Once again, the litany of everyday life becomes, “Why do I have to put up with this?” Although after a time, I’ll eventually conquer this affliction. It’s even easier now, I know, since I’ve once grown desensitized to the fretfulness worked has caused me.
Somehow, I could say that I proved myself. Having read all the Nietzsche stuff, I wanted a test of strength, a new struggle. I don’t want to rake up the redundancy for the formula of how I got through it before. Furthermore, I can never really be certain that I’m going to pull it through this time.
Until a better job comes up, I have to be glad about what I’ve got.

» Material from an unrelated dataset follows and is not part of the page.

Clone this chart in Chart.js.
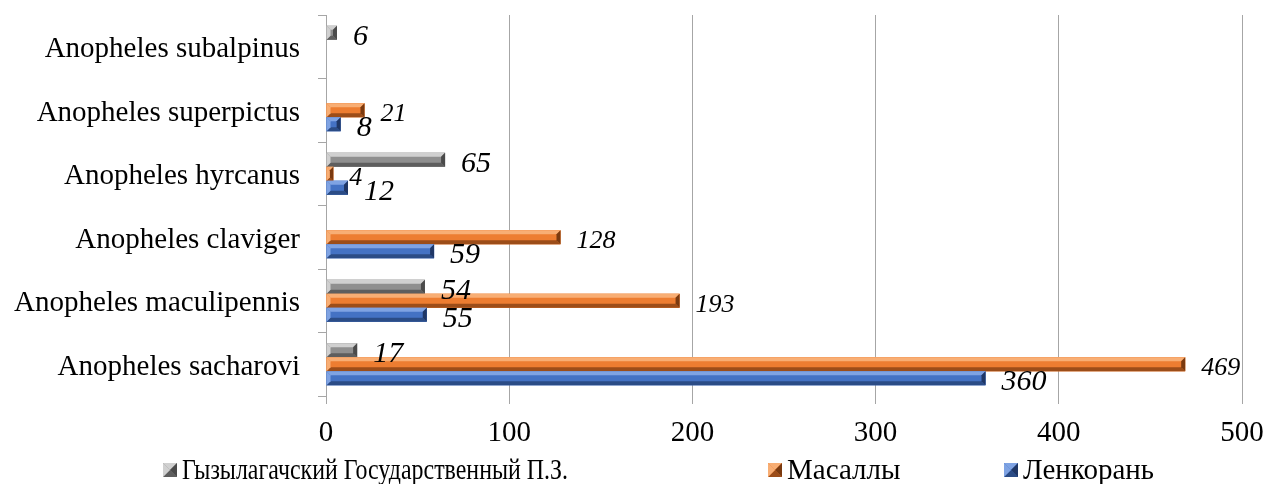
<!DOCTYPE html>
<html>
<head>
<meta charset="utf-8">
<script src="https://cdn.jsdelivr.net/npm/chart.js@4/dist/chart.umd.min.js"></script>
<style>
  html, body { margin: 0; padding: 0; background: #ffffff; }
  #wrap { width: 1266px; height: 484px; position: relative; }
</style>
</head>
<body>
<div id="wrap"><canvas id="c" width="1266" height="484"></canvas></div>
<script>
// Species, listed top to bottom
const species = [
  'Anopheles subalpinus',
  'Anopheles superpictus',
  'Anopheles hyrcanus',
  'Anopheles claviger',
  'Anopheles maculipennis',
  'Anopheles sacharovi'
];
const seriesNames = ['Гызылагачский Государственный П.З.', 'Масаллы', 'Ленкорань'];
const gyzylagach = [6, null, 65, null, 54, 17];
const masally    = [null, 21, 4, 128, 193, 469];
const lenkoran   = [null, 8, 12, 59, 55, 360];
const valueTicks = [0, 100, 200, 300, 400, 500];

const SERIF = "'Liberation Serif', 'Times New Roman', serif";

// Bevelled bar colours: face, upper/left edge, lower edge, end cap
const palettes = [
  { base: '#8f8f8f', light: '#d0d0d0', dark: '#5e5e5e', cap: '#4a4a4a' },
  { base: '#ed7d31', light: '#f8ae74', dark: '#9c4d19', cap: '#7a3a10' },
  { base: '#4472c4', light: '#7fa3e3', dark: '#2b4c86', cap: '#1f3766' }
];
const labelFonts = [
  'italic 30px ' + SERIF,
  'italic 26px ' + SERIF,
  'italic 30px ' + SERIF
];

function bevelRect(ctx, l, t, r, b, pal, size) {
  const w = r - l, h = b - t;
  if (w <= 0 || h <= 0) return;
  const s = Math.min(size, w / 2, h / 2);
  ctx.fillStyle = pal.base;
  ctx.fillRect(l, t, w, h);
  const poly = (pts, col) => {
    ctx.beginPath();
    ctx.moveTo(pts[0][0], pts[0][1]);
    for (let i = 1; i < pts.length; i++) ctx.lineTo(pts[i][0], pts[i][1]);
    ctx.closePath();
    ctx.fillStyle = col;
    ctx.fill();
  };
  poly([[l, t], [r, t], [r - s, t + s], [l + s, t + s]], pal.light);
  poly([[l, b], [r, b], [r - s, b - s], [l + s, b - s]], pal.dark);
  poly([[l, t], [l, b], [l + s, b - s], [l + s, t + s]], pal.light);
  poly([[r, t], [r, b], [r - s, b - s], [r - s, t + s]], pal.cap);
}

// Bars are painted by the library, then re-shaded with a bevel and labelled
const bevelAndLabels = {
  id: 'bevelAndLabels',
  afterDatasetsDraw(chart) {
    const ctx = chart.ctx;
    ctx.save();
    chart.data.datasets.forEach((ds, di) => {
      const meta = chart.getDatasetMeta(di);
      meta.data.forEach((el, i) => {
        const v = ds.data[i];
        if (v === null || v === undefined) return;
        const p = el.getProps(['x', 'y', 'base', 'height'], true);
        const l = Math.min(p.x, p.base), r = Math.max(p.x, p.base);
        const t = p.y - p.height / 2, b = p.y + p.height / 2;
        bevelRect(ctx, l, t, r, b, palettes[di], 4);
      });
    });
    chart.data.datasets.forEach((ds, di) => {
      const meta = chart.getDatasetMeta(di);
      meta.data.forEach((el, i) => {
        const v = ds.data[i];
        if (v === null || v === undefined) return;
        ctx.font = labelFonts[di];
        ctx.fillStyle = '#000000';
        ctx.textAlign = 'left';
        ctx.textBaseline = 'middle';
        ctx.fillText(String(v), el.x + 16, el.y + 4);
      });
    });
    ctx.restore();
  }
};

// Legend along the bottom edge; the long first entry is squeezed to fit its slot
const legendStarts = [163, 768, 1004];
const legendWidths = [386, null, null];
const bottomLegend = {
  id: 'bottomLegend',
  afterDraw(chart) {
    const ctx = chart.ctx;
    ctx.save();
    const cy = 470;
    seriesNames.forEach((name, i) => {
      const x = legendStarts[i];
      bevelRect(ctx, x, cy - 7, x + 14, cy + 7, palettes[i], 7);
      ctx.font = '29px ' + SERIF;
      ctx.fillStyle = '#000000';
      ctx.textAlign = 'left';
      ctx.textBaseline = 'middle';
      if (legendWidths[i]) ctx.fillText(name, x + 19, cy + 1, legendWidths[i]);
      else ctx.fillText(name, x + 19, cy + 1);
    });
    ctx.restore();
  }
};

const datasets = [gyzylagach, masally, lenkoran].map((values, i) => ({
  label: seriesNames[i],
  data: values,
  backgroundColor: palettes[i].base,
  borderWidth: 0,
  categoryPercentage: 0.66,
  barPercentage: 1.0
}));

new Chart(document.getElementById('c'), {
  type: 'bar',
  data: { labels: species, datasets },
  options: {
    indexAxis: 'y',
    responsive: false,
    animation: false,
    devicePixelRatio: 1,
    layout: { padding: { left: 0, right: 24, top: 15, bottom: 0 } },
    plugins: {
      legend: { display: false },
      tooltip: { enabled: false }
    },
    scales: {
      x: {
        min: valueTicks[0],
        max: valueTicks[valueTicks.length - 1],
        afterBuildTicks(scale) {
          scale.ticks = valueTicks.map(v => ({ value: v }));
        },
        afterFit(scale) {
          scale.height = 88;
          scale.paddingLeft = 0;
          scale.paddingRight = 0;
        },
        grid: { color: '#a6a6a6', lineWidth: 1, tickLength: 8, drawTicks: true },
        border: { display: false },
        ticks: { color: '#000000', padding: 12, font: { family: SERIF, size: 29 } }
      },
      y: {
        afterFit(scale) {
          scale.width = 326;
          scale.paddingTop = 0;
          scale.paddingBottom = 0;
        },
        grid: { color: '#a6a6a6', drawOnChartArea: false, tickLength: 8, offset: true },
        border: { display: true, color: '#a6a6a6' },
        ticks: { color: '#000000', padding: 18, labelOffset: 3, font: { family: SERIF, size: 29 } }
      }
    }
  },
  plugins: [bevelAndLabels, bottomLegend]
});
</script>
</body>
</html>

After a brief period of scorching, unbearable heat, which seemed like so much loathing, it began to rain again. It drizzled on early mornings and late afternoons and the skies went gloomy all day.
I probably have mentioned this for a million times, how nature sympathizes with life’s dryness. At one point, I thought that nature itself not only sympathizes but actually dictates the course of life.
It’s 5:20 pm and I’m looking out the window while the leaves hum and dance on the large, against a background of ashen skies. A blue car passes by. I’m playing sharply depressive music, European alternative music: Coldplay. I used to listen to it a lot at work when I was on the chat team --- and ironically enough, that didn’t register any hint of depression when I listened to it at that time. It depresses me now, but I play it all the same. There is no point in wallowing in depression but we are inclined to do so, as if it was a necessary condition.
The last few tracks of Moby’s “Play” was equally depressing.
I’m still wondering if should label my present affliction as a genuine and terrible one. Maybe I’m psyching myself up for a grand re-affirmation of life. Maybe, in time. For now, I should learn to convince myself to be glad with what is steady.
Steady means all that I have for now. The two days I had off, the reads, the nights out, the occasional sex, and the little joys that I have always dwelled upon.
I know that this may or may not lead to an eventual deformation of character. I was having a drink with M&L last night. We covered one of the most usual objects of conversation: how’s work? How’s the future? How we ask not only how the present is, but also judge how the future would be, as if the future were easily predictable. As usual, I had to concede that I didn’t have any long term goals, no plans for career growth, no dreams. I only had little fantasies, like having a fantasy chick, fantasy job as a waiter, fantasy owner of a coffee shop, fantasy own apartment with fully loaded library, fantasy furnishings, appliances and amenities, fantasy car, fantasy success, fantasy life. Fantasies I would never act upon. Fantasies that let me resolve to low profile happiness. Sheryl crow sings, “It’s not having what you want, its wanting what you’ve got. I’m gonna’ soak up the sun. I’m gonna tell everyone to lighten up.” Wow, I’m getting really mainstream. I think it’s the way she sang it, the commanding precision of timing when it hit me.
Is this what it’s like to be a bystander to your fate? To simply hope for the best about what happens next? With all that I’ve learned and spouted in philosophy, this seems like a sorry lot.
Life responds? The first stroke of sunlight arrives at around 5:30, right after my shift. It automatically activates a joy-in-my-spine. I love how I finish yet another night at work, as though the beginning of the day is a coronation for my conquest. Work is over, at least for now. I take a pleasant walk to the loading zone in Ayala Triangle, along streets still silent and empty. The 5:45 am wind brushes my skin. The sunlight is pleasant, not ferocious. All those necktied men and short skirted women are still in bed, hesitating to get up. I’ll be on my way home on a commute with no traffic, unimaginably glad for the end of the night. It’s like receiving a reassurance that life will reply to complaints I file.